Iowa State part of consortium developing world's first petascale computing system

AMES, Iowa -- Iowa State University announced today that it is a charter member of the Great Lakes Consortium for Petascale Computation. The consortium will encourage the widespread and effective use of petascale computing to advance scientific discovery and the state-of-the-art in engineering, increase regional and national competitiveness, and train tomorrow's computational researchers and educators.

The Great Lakes Consortium for Petascale Computation is a collaboration among dozens of universities, colleges, research laboratories, and institutes from around the country. It will be key to the development of Blue Waters, which is expected to be the world's first sustained petascale computational system dedicated to open scientific research. Blue Waters' home will be the University of Illinois' National Center for Supercomputing Applications. It is a joint effort of NCSA, Illinois, IBM, and the Great Lakes Consortium. It is supported by the National Science Foundation.

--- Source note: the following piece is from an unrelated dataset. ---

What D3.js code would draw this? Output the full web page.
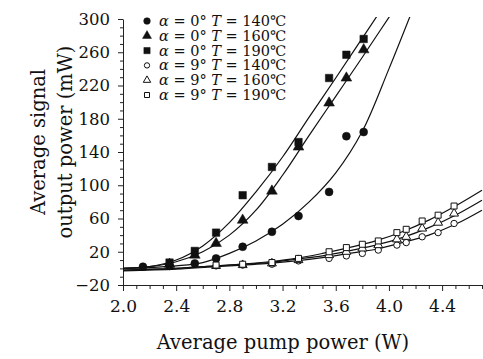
<!DOCTYPE html>
<html>
<head>
<meta charset="utf-8">
<script src="https://cdn.jsdelivr.net/npm/d3@7"></script>
<style>
  body { margin: 0; background: #fff; }
  svg text { font-family: "DejaVu Serif", "Liberation Serif", serif; fill: #111; }
</style>
</head>
<body>
<div id="chart"></div>
<script>
// measured points, alpha = 0 deg
const xA0 = [2.35, 2.54, 2.70, 2.90, 3.12, 3.32, 3.55, 3.68, 3.81];
const xA0c = [2.15, 2.35, 2.54, 2.70, 2.90, 3.12, 3.32, 3.55, 3.68, 3.81];
const a0T140 = [2, 3, 6, 12, 26, 44, 63, 92, 159, 164];
const a0T160 = [5, 16, 30, 58, 93, 146, 199, 229, 263];
const a0T190 = [7, 21, 43, 88, 122, 152, 229, 257, 276];

// measured points, alpha = 9 deg
const xA9 = [2.70, 2.90, 3.12, 3.32, 3.55, 3.68, 3.80, 3.92, 4.06, 4.13, 4.25, 4.37, 4.49];
const a9T140 = [3, 4, 5, 9, 12, 15, 18, 22, 28, 31, 38, 43, 54];
const a9T160 = [3, 4, 6, 10, 16, 20, 24, 28, 35, 38, 48, 55, 66];
const a9T190 = [4, 5, 7, 12, 20, 25, 29, 33, 43, 47, 57, 64, 75];

// fitted curves
const fitX0 = [2.0, 2.2, 2.4, 2.6, 2.8, 3.0, 3.2, 3.4, 3.6, 3.8, 4.0, 4.2];
const fit0T140 = [0, 1, 3, 7, 18, 33, 53, 80, 115, 165, 240, 320];
const fit0T160 = [0, 2, 8, 20, 40, 70, 112, 160, 207, 254, 302, 350];
const fit0T190 = [0, 2, 10, 27, 55, 92, 134, 182, 229, 277, 325, 373];
const fitX9 = [2.0, 2.4, 2.7, 2.9, 3.1, 3.3, 3.5, 3.7, 3.9, 4.1, 4.3, 4.5, 4.7];
const fit9T140 = [-3, -1, 2, 4, 6, 9, 13, 18, 23, 31, 40, 53, 70];
const fit9T160 = [-2, 0, 3, 5, 7, 11, 15, 21, 28, 37, 49, 64, 82];
const fit9T190 = [-2, 0, 3, 5, 8, 12, 18, 25, 33, 44, 58, 75, 94];

const legendLabels = [
  ["0", "140"], ["0", "160"], ["0", "190"],
  ["9", "140"], ["9", "160"], ["9", "190"]
];
const xTicks = [2.0, 2.4, 2.8, 3.2, 3.6, 4.0, 4.4];
const yTicks = [-20, 20, 60, 100, 140, 180, 220, 260, 300];

const width = 483, height = 359;
const margin = { top: 19, right: 1, bottom: 74, left: 123 };

const svg = d3.select("#chart").append("svg")
  .attr("width", width)
  .attr("height", height);

const x = d3.scaleLinear().domain([2.0, 4.7]).range([margin.left, width - margin.right]);
const y = d3.scaleLinear().domain([-20, 300]).range([height - margin.bottom, margin.top]);

svg.append("clipPath").attr("id", "plot")
  .append("rect")
  .attr("x", margin.left).attr("y", margin.top - 2)
  .attr("width", width - margin.left).attr("height", height - margin.bottom - margin.top + 2);

// axes
const xAxis = svg.append("g")
  .attr("transform", `translate(0,${y(-20)})`)
  .call(d3.axisBottom(x).tickValues(xTicks).tickFormat(d3.format(".1f")).tickSize(6).tickSizeOuter(0));
svg.append("g")
  .attr("transform", `translate(0,${y(-20)})`)
  .call(d3.axisBottom(x).tickValues(d3.range(2.1, 4.71, 0.1).filter(v => Math.abs(v * 10 % 4) > 0.01)).tickFormat("").tickSize(4).tickSizeOuter(0))
  .select(".domain").remove();

const yAxis = svg.append("g")
  .attr("transform", `translate(${margin.left},0)`)
  .call(d3.axisLeft(y).tickValues(yTicks).tickSize(5).tickSizeOuter(0));
svg.append("g")
  .attr("transform", `translate(${margin.left},0)`)
  .call(d3.axisLeft(y).tickValues(d3.range(-10, 300, 10).filter(v => (v + 20) % 40 !== 0)).tickFormat("").tickSize(3).tickSizeOuter(0))
  .select(".domain").remove();

svg.selectAll(".domain, .tick line").attr("stroke", "#222").attr("stroke-width", 1);
xAxis.selectAll("text").attr("font-size", 17).attr("dy", "1.05em");
yAxis.selectAll("text").attr("font-size", 16.5).attr("dx", "-0.3em");

// fitted curves
const line = d3.line().curve(d3.curveCatmullRom).x(d => x(d[0])).y(d => y(d[1]));
const fits = [
  [fitX0, fit0T140], [fitX0, fit0T160], [fitX0, fit0T190],
  [fitX9, fit9T140], [fitX9, fit9T160], [fitX9, fit9T190]
];
const curves = svg.append("g").attr("clip-path", "url(#plot)");
fits.forEach(([xs, ys]) => {
  curves.append("path")
    .datum(xs.map((v, i) => [v, ys[i]]))
    .attr("d", line)
    .attr("fill", "none")
    .attr("stroke", "#111")
    .attr("stroke-width", 1.2);
});

// markers
const symbols = [d3.symbolCircle, d3.symbolTriangle, d3.symbolSquare];
const sizes = [50, 50, 56];
const openSizes = [32, 34, 36];
const series = [
  { xs: xA0c, ys: a0T140, k: 0, open: false },
  { xs: xA0, ys: a0T160, k: 1, open: false },
  { xs: xA0, ys: a0T190, k: 2, open: false },
  { xs: xA9, ys: a9T140, k: 0, open: true },
  { xs: xA9, ys: a9T160, k: 1, open: true },
  { xs: xA9, ys: a9T190, k: 2, open: true }
];

function marker(sel, s, scale = 1) {
  sel.attr("d", d3.symbol().type(symbols[s.k]).size((s.open ? openSizes[s.k] : sizes[s.k]) * scale))
    .attr("fill", s.open ? "#fff" : "#111")
    .attr("stroke", "#111")
    .attr("stroke-width", s.open ? 1 : 0.5);
}

series.forEach(s => {
  svg.append("g").selectAll("path")
    .data(s.xs.map((v, i) => [v, s.ys[i]]))
    .join("path")
    .attr("transform", d => `translate(${x(d[0])},${y(d[1])})`)
    .call(marker, s);
});

// legend
const legend = svg.append("g").attr("transform", "translate(147,21)");
legendLabels.forEach(([a, t], i) => {
  const row = legend.append("g").attr("transform", `translate(0,${i * 14.8})`);
  row.append("path").call(marker, series[i], 0.7);
  const txt = row.append("text").attr("x", 12).attr("y", 5).attr("font-size", 14.5);
  txt.append("tspan").attr("font-style", "italic").text("α");
  txt.append("tspan").text(` = ${a}°  `);
  txt.append("tspan").attr("font-style", "italic").text("T");
  txt.append("tspan").text(` = ${t}℃`);
});

// axis titles
svg.append("text")
  .attr("x", 283).attr("y", 349)
  .attr("text-anchor", "middle")
  .attr("font-size", 19.5)
  .text("Average pump power (W)");

svg.append("text")
  .attr("transform", "translate(45,142) rotate(-90)")
  .attr("text-anchor", "middle")
  .attr("font-size", 19.5)
  .text("Average signal");
svg.append("text")
  .attr("transform", "translate(72,142) rotate(-90)")
  .attr("text-anchor", "middle")
  .attr("font-size", 19.5)
  .text("output power (mW)");
</script>
</body>
</html>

"Iowa State University researchers are excited to be a part of the Great Lakes Consortium for Petascale Computation," said Srinivas Aluru, a Stanley Chair in Interdisciplinary Engineering, a professor of electrical and computer engineering and the coordinator of Iowa State's work with the consortium. "The computing power of Blue Waters will advance the work of Iowa State researchers in computational chemistry, genomics, systems biology, materials science, nanotechnology and climate modeling."

Blue Waters will go online in 2011, providing researchers with the power to tackle scientific problems that previously were out of reach. In addition to raw computing power, the Blue Waters project also will include intense support for application development, system software development, interactions with business and industry, and educational programs. This comprehensive approach will ensure that users across the country will be able to use Blue Waters to its fullest potential.

"Blue Waters will be an unrivaled national asset, dedicated to scientific research that will have a powerful impact on society," said Thom Dunning, NCSA director and a professor of chemistry at Illinois. "Our nation's top scientists -- simulating new medicines or materials, the weather, disease outbreaks, or complex engineered systems like power plants and aircraft -- are poised to make discoveries that we can only begin to imagine. Blue Waters and the scientists, engineers, technologists, and educators of the Great Lakes Consortium are crucial to that success."